O diretor do Sindicato dos Médicos de Minas destaca que apesar de tantos fatores desfavoráveis a maioria da população tem confiado na ciência e tomado a vacina quando chega o seu momento.” Para resumir, o médico garante que vacina boa é vacina no braço, e no braço da maioria da população que pode se vacinar. Só assim venceremos está pandemia”.
Marcos
1804 – Introdução da vacina no Brasil
1904 – Epidemia de varíola no Rio de Janeiro, aprovação da obrigatoriedade de vacinação e ocorrência da Revolta da Vacina
1937 – Início da produção e uso da vacina contra a febre amarela fabricada no país
1961 – Primeira campanha com a vacinação oral contra a poliomielite
1999 – Primeiro ano da campanha de vacinação para a terceira idade contra gripe, tétano e difteria
Além da falta de informação que compromete a cobertura vacinal, movimento antivacina tem influenciado na rejeição no país e no mundo
Vacinados reconhecem valor da proteção que negacionistas minimizam
Moradora do distrito de São Bartolomeu, em Ouro Preto, na Região Central de Minas, Claudilene Aparecida da Silva, de 33 anos, não se descuida um minuto da saúde dos filhos Henrique, de 8, e Alice, de 7, crianças que irradiam alegria. Mantendo os cartões de vacina e um caderno com as anotações, Claudilene não “cai” em fakenews e muito menos em boatos. “As vacinas evitam um mal maior, servem para nos proteger das doenças”, afirma na porta de casa.

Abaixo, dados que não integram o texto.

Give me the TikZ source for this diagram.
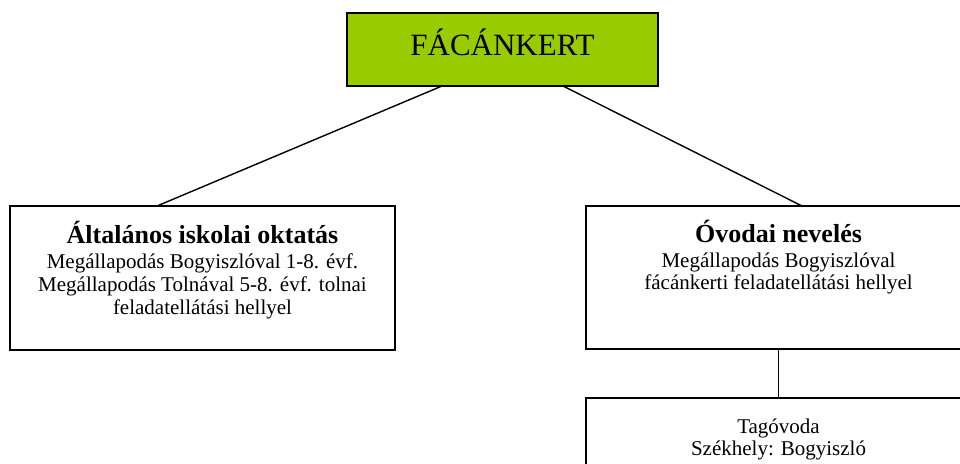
\documentclass[tikz,border=0pt]{standalone}
\usepackage{fontspec}
\setmainfont{Liberation Serif}
\definecolor{fcgreen}{RGB}{153,204,0}
\newcommand{\boxtext}[3]{\parbox[c][#2][t]{#1}{\centering #3}}
\begin{document}
\begin{tikzpicture}
  [
    x=1pt, y=-1pt,
    unitbox/.style={draw=black, line width=1.7pt, inner sep=0pt, outer sep=0pt},
    link/.style={line width=1.4pt}
  ]
  \useasboundingbox (0,0) rectangle (960,463);
  \clip (0,0) rectangle (960,463);
  % top
  \node [unitbox, fill=fcgreen] (top) at (502.5,49.5)
    {\boxtext{311pt}{73pt}{\fontsize{31}{31}\selectfont\rule{0pt}{42pt}FÁCÁNKERT}};
  % school
  \node [unitbox] (school) at (202.5,278)
    {\boxtext{385pt}{144pt}{%
      {\fontsize{26}{26}\selectfont\bfseries\rule{0pt}{37pt}Általános iskolai oktatás\par}
      \vspace{2pt}
      {\fontsize{21}{23}\selectfont Megállapodás Bogyiszlóval 1-8. évf.\\
      Megállapodás Tolnával 5-8. évf. tolnai\\
      feladatellátási hellyel\par}}};
  % kindergarten
  \node [unitbox] (kinder) at (778.5,277.5)
    {\boxtext{385pt}{143pt}{%
      {\fontsize{26}{26}\selectfont\bfseries\rule{0pt}{36pt}Óvodai nevelés\par}
      \vspace{3pt}
      {\fontsize{21}{22}\selectfont Megállapodás Bogyiszlóval\\
      fácánkerti feladatellátási hellyel\par}}};
  % member kindergarten
  \node [unitbox] (member) at (778.5,448)
    {\boxtext{385pt}{100pt}{%
      {\fontsize{21}{22}\selectfont\rule{0pt}{35pt}Tagóvoda\\
      Székhely: Bogyiszló\par}}};
  % links
  \draw [link] ([xshift=-60.5pt]top.south) -- ([xshift=-45.5pt]school.north);
  \draw [link] ([xshift=60.5pt]top.south) -- ([xshift=23.5pt]kinder.north);
  \draw [link] (kinder.south) -- (member.north);
\end{tikzpicture}
\end{document}
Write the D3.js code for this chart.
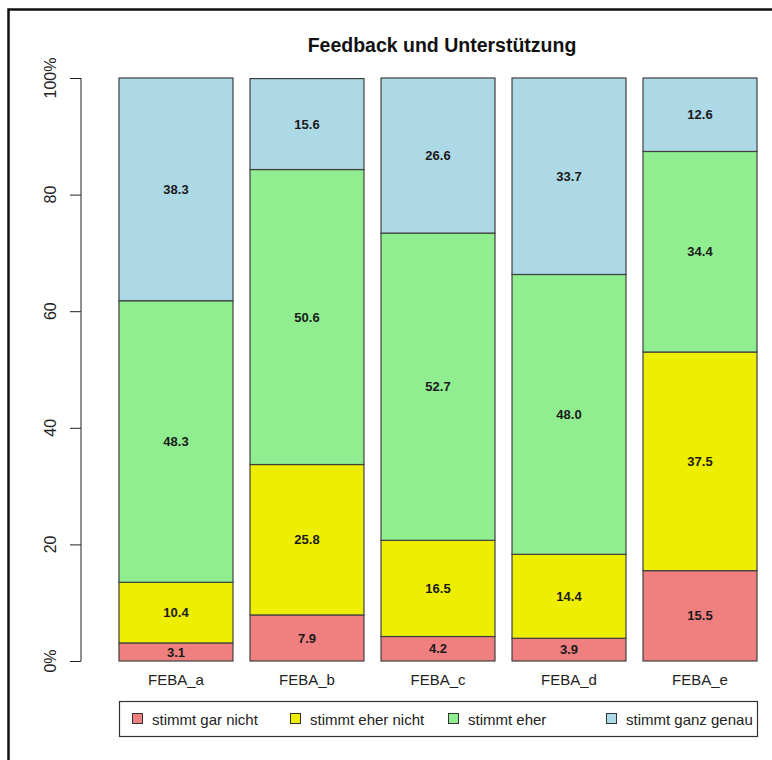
<!DOCTYPE html>
<html>
<head>
<meta charset="utf-8">
<script src="https://cdn.jsdelivr.net/npm/d3@7"></script>
<style>
  body { margin: 0; background: #fff; }
  svg { display: block; font-family: Arial, "Liberation Sans", sans-serif; }
</style>
</head>
<body>
<div id="chart"></div>
<script>
// data
var items = ['FEBA_a', 'FEBA_b', 'FEBA_c', 'FEBA_d', 'FEBA_e'];
var levels = ['stimmt gar nicht', 'stimmt eher nicht', 'stimmt eher', 'stimmt ganz genau'];
var garNicht = [3.1, 7.9, 4.2, 3.9, 15.5];
var eherNicht = [10.4, 25.8, 16.5, 14.4, 37.5];
var eher = [48.3, 50.6, 52.7, 48.0, 34.4];
var ganzGenau = [38.3, 15.6, 26.6, 33.7, 12.6];
var yTicks = [0, 20, 40, 60, 80, 100];
var yTickLabels = ['0%', '20', '40', '60', '80', '100%'];

var colors = ['#F08080', '#EEEE00', '#90EE90', '#ADD8E6'];

var rows = items.map(function(d, i) {
    return {
        item: d,
        'stimmt gar nicht': garNicht[i],
        'stimmt eher nicht': eherNicht[i],
        'stimmt eher': eher[i],
        'stimmt ganz genau': ganzGenau[i]
    };
});

var width = 772,
    height = 760;

var svg = d3.select('#chart')
    .append('svg')
    .attr('width', width)
    .attr('height', height);

// outer frame
svg.append('rect')
    .attr('x', 8.5)
    .attr('y', 9.5)
    .attr('width', 900)
    .attr('height', 900)
    .attr('fill', 'none')
    .attr('stroke', '#111')
    .attr('stroke-width', 2.5);

var x = d3.scaleBand()
    .domain(items)
    .range([119, 757])
    .paddingInner(0.13)
    .paddingOuter(0);

var y = d3.scaleLinear()
    .domain([0, 100])
    .range([661, 78]);

var color = d3.scaleOrdinal(levels, colors);

var stacked = d3.stack().keys(levels)(rows);

// bars
var layer = svg.selectAll('g.layer')
    .data(stacked)
    .enter()
    .append('g')
    .attr('class', 'layer')
    .attr('fill', function(d) { return color(d.key); });

layer.selectAll('rect')
    .data(function(d) { return d; })
    .enter()
    .append('rect')
    .attr('x', function(d) { return x(d.data.item); })
    .attr('y', function(d) { return y(Math.min(d[1], 100)); })
    .attr('width', x.bandwidth())
    .attr('height', function(d) { return y(d[0]) - y(Math.min(d[1], 100)); })
    .attr('stroke', '#404040')
    .attr('stroke-width', 1.2);

// value labels
layer.selectAll('text')
    .data(function(d) { return d; })
    .enter()
    .append('text')
    .attr('x', function(d) { return x(d.data.item) + x.bandwidth() / 2; })
    .attr('y', function(d) { return y((d[0] + d[1]) / 2); })
    .attr('dy', '0.35em')
    .attr('text-anchor', 'middle')
    .attr('fill', '#1a1a1a')
    .style('font-size', '13px')
    .style('font-weight', 'bold')
    .text(function(d) { return (d[1] - d[0]).toFixed(1); });

// y axis
var yAxis = svg.append('g')
    .attr('transform', 'translate(81,0)')
    .call(d3.axisLeft(y).tickValues(yTicks).tickSize(11).tickFormat(''));
yAxis.select('.domain').attr('stroke', '#222').attr('d', 'M0,' + y(0) + 'V' + y(100));
yAxis.selectAll('.tick line').attr('stroke', '#222');

svg.selectAll('.ylab')
    .data(yTicks)
    .enter()
    .append('text')
    .attr('class', 'ylab')
    .attr('transform', function(d) { return 'translate(56,' + y(d) + ') rotate(-90)'; })
    .attr('text-anchor', 'middle')
    .attr('fill', '#222')
    .style('font-size', '16px')
    .text(function(d, i) { return yTickLabels[i]; });

// x labels
svg.selectAll('.xlab')
    .data(items)
    .enter()
    .append('text')
    .attr('class', 'xlab')
    .attr('x', function(d) { return x(d) + x.bandwidth() / 2; })
    .attr('y', 685)
    .attr('text-anchor', 'middle')
    .attr('fill', '#222')
    .style('font-size', '15px')
    .text(function(d) { return d; });

// title
svg.append('text')
    .attr('x', 442)
    .attr('y', 52)
    .attr('text-anchor', 'middle')
    .attr('fill', '#111')
    .style('font-size', '19.5px')
    .style('font-weight', 'bold')
    .text('Feedback und Unterstützung');

// legend
svg.append('rect')
    .attr('x', 119.5)
    .attr('y', 701.5)
    .attr('width', 638)
    .attr('height', 35)
    .attr('fill', 'none')
    .attr('stroke', '#333')
    .attr('stroke-width', 1.2);

var legendX = [132, 290, 448, 606];

var legend = svg.selectAll('.legend')
    .data(levels)
    .enter()
    .append('g')
    .attr('class', 'legend')
    .attr('transform', function(d, i) { return 'translate(' + legendX[i] + ',713)'; });

legend.append('rect')
    .attr('x', 0.5)
    .attr('y', 0.5)
    .attr('width', 10)
    .attr('height', 10)
    .attr('fill', color)
    .attr('stroke', '#333');

legend.append('text')
    .attr('x', 20)
    .attr('y', 12)
    .attr('fill', '#222')
    .style('font-size', '15px')
    .text(function(d) { return d; });
</script>
</body>
</html>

Já com a primeira dose contra a COVID-19 no braço, Claudilene adere às campanhas de imunização por dever sagrado: “Vacina é saúde”.
Em Santa Luzia, na Região Metropolitana de BH, o servente de pedreiro Guilherme Rodrigues, de 28, solteiro, também se mostra orgulhoso de ter tomado a primeira dose e guarda da memória os ensinamentos familiares. “Minha mãe diz que a defesa está em nossas mãos e, agora, na ponta da agulha”.
Se há pessoas que acreditam nas vacinas, outras trazem, do berço, a negação desse benefício. “Eu me vacinei agora contra a COVID-19, porque irei à Irlanda visitar minha irmã. Do contrário, não tomaria a injeção. Minha mãe dizia que a doença vem de dentro para fora, o mal está nas palavras, nas ações, e a somatização adoece o corpo físico”, diz uma publicitária de 45 anos, moradora de BH, que prefere não se identificar.
Eis o seu relato: “Quando criança, nunca tomei vacinas. Só fui saber o que era isso aos 19 anos, numa viagem a Goiânia (GO). O ônibus parou numa barreira sanitária e me lembro de ter feito um escândalo. Mas acabei aceitando, pois, do contrário, voltaria para casa. Depois, ao sofrer um acidente, veio a vacina contra tétano. Foram essas e agora a contra a COVID. Tive catapora e rubéola, mas nunca fiquei doente. Com a minha irmã foi diferente, a saúde dela era frágil e, logo criança, recebeu as vacinas”.
Recordando o início da campanha em 1999 para imunizar os idosos contra a gripe, uma mulher residente na Grande BH se recorda ainda com aflição daquele tempoo]. “Minha estava com 70 anos e se recusou a tomar a vacina. Foi ‘na onda, na conversa fiada do povo’ de que o governo queria exterminar os aposentados para acabar com o pagamento dos benefícios e das pensões às viúvas. Desde então, nunca estendeu o braço à saúde. Fico preocupada, pois, com mais de 90, avisou que ‘nem morta’ vai tomar as duas doses contra a COVID-19. Pensei que fosse culpa do pastor da igreja que ela frequenta, mas até ele tentou convencê-la a se vacinar. Pelo menos, minha mãe não sai mais de casa”.